Since the early 1990s, the bug has gone from killing 105 a year to causing fewer than 20 annual deaths between 2003 and 2007.I got a bad case of chicken pox growing up, and I would have willingly taken a vaccine rather than deal with the itchy rash and discomfort for weeks that I had to deal with. My symptoms were on the more severe end since I got the chicken pox later than most, but I didn't require hospitalization as some who get severe reactions to the disease.
Writing in the journal Pediatrics, researchers from the Centers for Disease Control and Prevention (CDC) call the results "impressive" and say they show the benefit from the vaccine program is larger than expected.
Chickenpox is caused by the varicella zoster virus and produces fever and an itchy rash. In rare cases, it can be complicated by bacterial infections, swelling of the brain or pneumonia.
Before vaccination became mandated, a few million Americans caught the infection every year. Although most cases are mild, thousands of people landed in the hospital due to the disease.
Now, the number of people who get infected has been cut dramatically.
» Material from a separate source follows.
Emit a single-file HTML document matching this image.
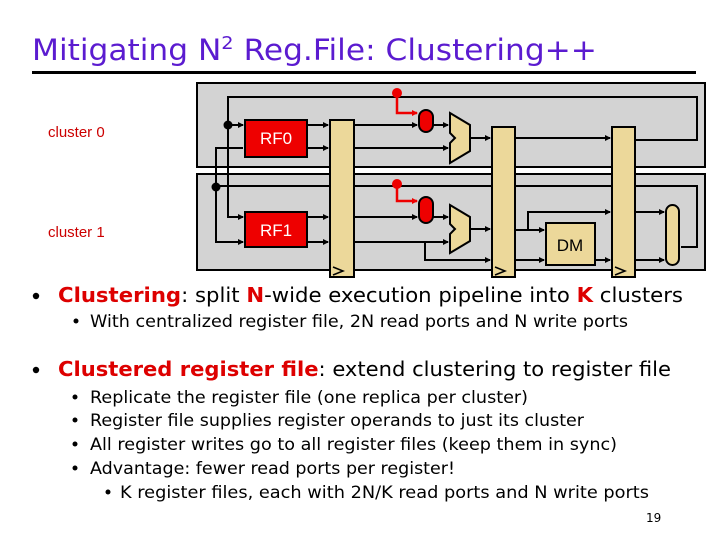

The CDC's new report, which updates an earlier analysis from 1995 to 2001, shows deaths have dropped by as much as 88 percent over the first 12 years since the varicella vaccine was introduced.
The vaccine goes a long way to eliminating this scourge. It doesn't need to be a right of passage; it's a disease that costs lives and millions of hours caring for those stricken with a preventable disease.